**TASK DESCRIPTION**
Find the line with "Rebuild this chart" and the line with "ax2.patch.set_visible(False)", then repeat both of them and every line in between exactly. Omit the pictures.

Items from a dataset

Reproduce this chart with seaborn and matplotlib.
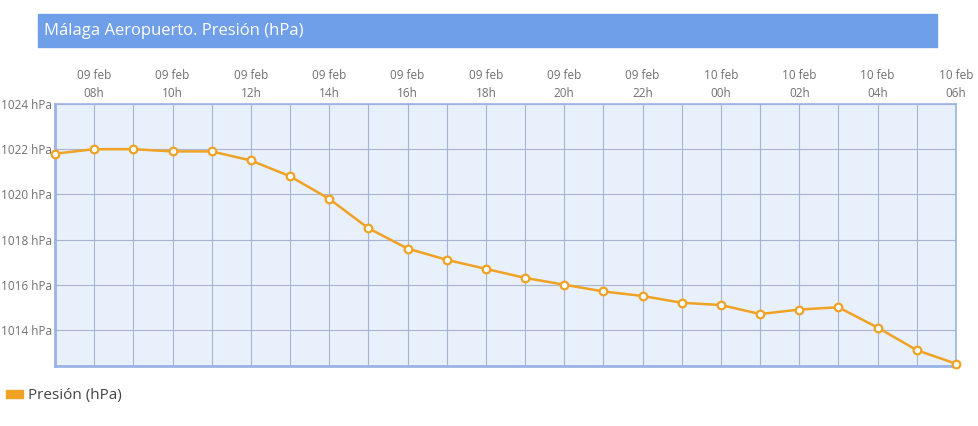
import pandas as pd
import matplotlib.pyplot as plt
import matplotlib.patches as mpatches
import seaborn as sns

# Datos: presión horaria en Málaga Aeropuerto (09 feb 07h -> 10 feb 06h)
horas = ["07h", "08h", "09h", "10h", "11h", "12h", "13h", "14h", "15h", "16h", "17h", "18h",
         "19h", "20h", "21h", "22h", "23h", "00h", "01h", "02h", "03h", "04h", "05h", "06h"]
dias = ["09 feb"] * 17 + ["10 feb"] * 7
presion = [1021.8, 1022.0, 1022.0, 1021.9, 1021.9, 1021.5, 1020.8, 1019.8, 1018.5, 1017.6,
           1017.1, 1016.7, 1016.3, 1016.0, 1015.7, 1015.5, 1015.2, 1015.1, 1014.7, 1014.9,
           1015.0, 1014.1, 1013.1, 1012.5]
y_ticks = [1014, 1016, 1018, 1020, 1022, 1024]

df = pd.DataFrame({"idx": range(len(horas)), "hora": horas, "dia": dias, "presion": presion})

sns.set_style("white")
plt.rcParams["font.family"] = ["Open Sans", "DejaVu Sans"]

fig = plt.figure(figsize=(9.79, 4.26), dpi=100)
ax = fig.add_axes([55 / 979, 1 - 366 / 426, 901 / 979, 262 / 426])

naranja = "#f0a225"
sns.lineplot(data=df, x="idx", y="presion", ax=ax, color=naranja, linewidth=1.8,
             marker="o", markersize=5.5, markerfacecolor="white",
             markeredgecolor=naranja, markeredgewidth=1.6, zorder=3, clip_on=False)

ax.set_facecolor("#e8f0fb")
ax.set_xlim(0, len(horas) - 1)
ax.set_ylim(1012.4, 1024)

# ticks arriba: todas las horas para la rejilla, etiqueta cada 2 h
ax.xaxis.tick_top()
ax.set_xticks(df["idx"])
etiquetas = [f"{d}\n{h}" if i % 2 == 1 else "" for i, (d, h) in enumerate(zip(dias, horas))]
ax.set_xticklabels(etiquetas, fontsize=8.5, color="#707070", linespacing=1.5)
ax.set_yticks(y_ticks)
ax.set_yticklabels([f"{v} hPa" for v in y_ticks], fontsize=8.5, color="#707070")
ax.tick_params(axis="both", length=0, pad=3)
ax.tick_params(axis="y", pad=2)
ax.grid(True, color="#a9b5cf", linewidth=0.8)
ax.set_xlabel("")
ax.set_ylabel("")

for lado, sp in ax.spines.items():
    sp.set_visible(True)
    sp.set_color("#9ab3e6")
    sp.set_linewidth(1.2)
ax.spines["left"].set_linewidth(2)
ax.spines["bottom"].set_linewidth(2)

# barra de título
fig.patches.append(mpatches.Rectangle((38 / 979, 1 - 47 / 426), 899 / 979, 33 / 426,
                                      transform=fig.transFigure, color="#6f9fe8", zorder=0))
fig.text(44 / 979, 1 - 31 / 426, "Málaga Aeropuerto. Presión (hPa)", color="white",
         fontsize=12, va="center", ha="left")

# leyenda
handle = mpatches.Patch(color=naranja, label="Presión (hPa)")
fig.legend(handles=[handle], loc="center left", bbox_to_anchor=(0, 1 - 396 / 426),
           frameon=False, fontsize=11, handlelength=1.1, handleheight=0.45,
           handletextpad=0.3, borderaxespad=0, borderpad=0.4, labelcolor="#444444")

fig.savefig("out.png", dpi=100)
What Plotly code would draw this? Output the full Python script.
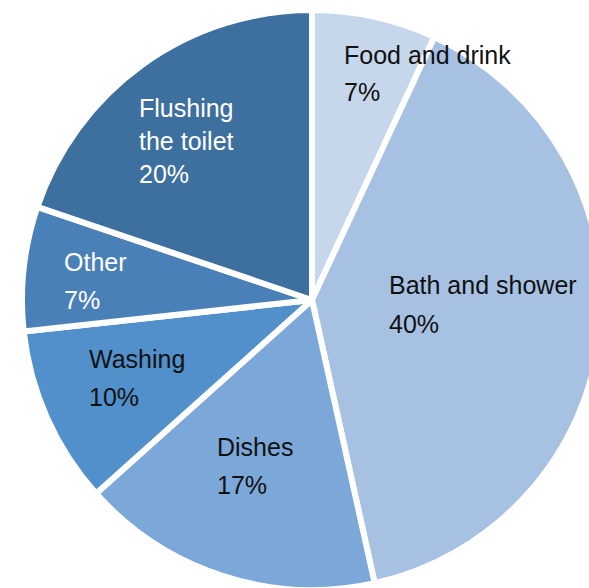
import plotly.graph_objects as go

# ---- data ----
labels = ["Food and drink", "Bath and shower", "Dishes", "Washing", "Other", "Flushing the toilet"]
label_text = ["Food and drink", "Bath and shower", "Dishes", "Washing", "Other", "Flushing<br>the toilet"]
values = [7, 40, 17, 10, 7, 20]
percent_text = ["7%", "40%", "17%", "10%", "7%", "20%"]

# ---- styles ----
colors = ["#c6d7ec", "#a7c1e3", "#7ba8d8", "#5190ca", "#4a80b8", "#3d6f9f"]
text_colors = ["#111111", "#111111", "#111111", "#111111", "#ffffff", "#ffffff"]
W, H = 624, 600
CX, CY, R = 312, 300, 290
FS = 25
FONT = "Liberation Sans, Arial, sans-serif"

# label placement: (left x, baseline of first label line, baseline of percent line) in pixels
label_pos = [(343, 63, 100), (388, 293, 332), (216, 455, 493), (88, 367, 405), (63, 270, 308), (138, 116, 182)]

fig = go.Figure(go.Pie(
    labels=labels,
    values=values,
    sort=False,
    direction="clockwise",
    rotation=0,
    textinfo="none",
    hovertemplate="%{label}: %{value}%<extra></extra>",
    marker=dict(colors=colors, line=dict(color="white", width=6)),
    domain=dict(x=[(CX - R) / W, (CX + R) / W], y=[1 - (CY + R) / H, 1 - (CY - R) / H]),
    showlegend=False,
))


def ann(text, px, baseline, color):
    # anchor the top of the text box at the first line's ascent
    ytop = baseline - 0.93 * FS
    fig.add_annotation(
        x=px / W, y=1 - ytop / H, xref="paper", yref="paper",
        text=text, showarrow=False, xanchor="left", yanchor="top",
        align="left", borderpad=0,
        font=dict(family=FONT, size=FS, color=color),
    )


for txt, pct, (lx, ly, py), tc in zip(label_text, percent_text, label_pos, text_colors):
    ann(txt, lx, ly, tc)
    ann(pct, lx, py, tc)

fig.update_layout(
    width=W, height=H,
    margin=dict(l=0, r=0, t=0, b=0),
    paper_bgcolor="white", plot_bgcolor="white",
)

fig.write_html(
    "out.html",
    config={"displayModeBar": False},
    post_script="document.body.style.margin='0';document.body.style.overflow='hidden';",
)
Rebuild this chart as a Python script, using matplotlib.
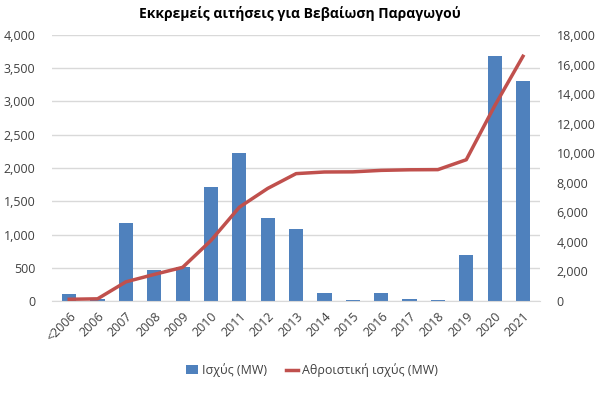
import matplotlib
matplotlib.use("Agg")
import matplotlib.pyplot as plt
from matplotlib.ticker import FuncFormatter

plt.rcParams['font.family'] = ['Open Sans', 'DejaVu Sans']

# Data
years = ['<2006', '2006', '2007', '2008', '2009', '2010', '2011', '2012', '2013',
         '2014', '2015', '2016', '2017', '2018', '2019', '2020', '2021']
capacity = [100, 35, 1180, 465, 515, 1710, 2220, 1250, 1085,
            115, 10, 125, 25, 20, 685, 3685, 3310]
cumulative = [120, 150, 1300, 1800, 2280, 4100, 6350, 7620, 8620,
              8730, 8740, 8840, 8880, 8890, 9560, 13200, 16560]

fig = plt.figure(figsize=(6.0, 3.93), dpi=100)
ax = fig.add_axes([0.087, 0.234, 0.813, 0.677])
ax2 = ax.twinx()

x = list(range(len(years)))
bars = ax.bar(x, capacity, width=0.5, color='#4F81BD', zorder=2,
              label='Ισχύς (MW)')
line, = ax2.plot(x, cumulative, color='#C0504D', linewidth=2.5, zorder=3,
                 label='Αθροιστική ισχύς (MW)')

ax.set_ylim(0, 4000)
ax.set_yticks(range(0, 4001, 500))
ax2.set_ylim(0, 18000)
ax2.set_yticks(range(0, 18001, 2000))
ax.set_xlim(-0.6, len(years) - 0.4)

fmt = FuncFormatter(lambda v, p: f'{int(v):,}')
ax.yaxis.set_major_formatter(fmt)
ax2.yaxis.set_major_formatter(fmt)

ax.set_xticks(x)
ax.set_xticklabels(years, rotation=45, ha='right', rotation_mode='anchor')
ax.yaxis.grid(True, color='#D9D9D9', linewidth=1, zorder=0)
ax.set_axisbelow(True)

for a in (ax, ax2):
    for s in ('top', 'right', 'left'):
        a.spines[s].set_visible(False)
    a.spines['bottom'].set_color('#D9D9D9')
    a.tick_params(length=0, labelsize=9, colors='#404040')
ax2.spines['bottom'].set_visible(False)
ax.tick_params(axis='x', pad=6)
ax.tick_params(axis='y', pad=12)
ax2.tick_params(axis='y', pad=12)

ax.set_zorder(ax2.get_zorder() - 1)
ax.patch.set_visible(False)
ax2.patch.set_visible(False)

fig.suptitle('Εκκρεμείς αιτήσεις για Βεβαίωση Παραγωγού', fontsize=10,
             fontweight='bold', y=0.985)
fig.legend([bars, line], ['Ισχύς (MW)', 'Αθροιστική ισχύς (MW)'],
           loc='center', bbox_to_anchor=(0.52, 0.058), ncol=2, frameon=False,
           fontsize=9, handlelength=1.0, handletextpad=0.3, columnspacing=1.5,
           labelcolor='#404040')

plt.savefig('out.png', dpi=100)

**ANSWER BELOW**
Rebuild this chart as a Python script, using matplotlib.
import matplotlib
matplotlib.use("Agg")
import matplotlib.pyplot as plt
from matplotlib.ticker import FuncFormatter

plt.rcParams['font.family'] = ['Open Sans', 'DejaVu Sans']

# Data
years = ['<2006', '2006', '2007', '2008', '2009', '2010', '2011', '2012', '2013',
         '2014', '2015', '2016', '2017', '2018', '2019', '2020', '2021']
capacity = [100, 35, 1180, 465, 515, 1710, 2220, 1250, 1085,
            115, 10, 125, 25, 20, 685, 3685, 3310]
cumulative = [120, 150, 1300, 1800, 2280, 4100, 6350, 7620, 8620,
              8730, 8740, 8840, 8880, 8890, 9560, 13200, 16560]

fig = plt.figure(figsize=(6.0, 3.93), dpi=100)
ax = fig.add_axes([0.087, 0.234, 0.813, 0.677])
ax2 = ax.twinx()

x = list(range(len(years)))
bars = ax.bar(x, capacity, width=0.5, color='#4F81BD', zorder=2,
              label='Ισχύς (MW)')
line, = ax2.plot(x, cumulative, color='#C0504D', linewidth=2.5, zorder=3,
                 label='Αθροιστική ισχύς (MW)')

ax.set_ylim(0, 4000)
ax.set_yticks(range(0, 4001, 500))
ax2.set_ylim(0, 18000)
ax2.set_yticks(range(0, 18001, 2000))
ax.set_xlim(-0.6, len(years) - 0.4)

fmt = FuncFormatter(lambda v, p: f'{int(v):,}')
ax.yaxis.set_major_formatter(fmt)
ax2.yaxis.set_major_formatter(fmt)

ax.set_xticks(x)
ax.set_xticklabels(years, rotation=45, ha='right', rotation_mode='anchor')
ax.yaxis.grid(True, color='#D9D9D9', linewidth=1, zorder=0)
ax.set_axisbelow(True)

for a in (ax, ax2):
    for s in ('top', 'right', 'left'):
        a.spines[s].set_visible(False)
    a.spines['bottom'].set_color('#D9D9D9')
    a.tick_params(length=0, labelsize=9, colors='#404040')
ax2.spines['bottom'].set_visible(False)
ax.tick_params(axis='x', pad=6)
ax.tick_params(axis='y', pad=12)
ax2.tick_params(axis='y', pad=12)

ax.set_zorder(ax2.get_zorder() - 1)
ax.patch.set_visible(False)
ax2.patch.set_visible(False)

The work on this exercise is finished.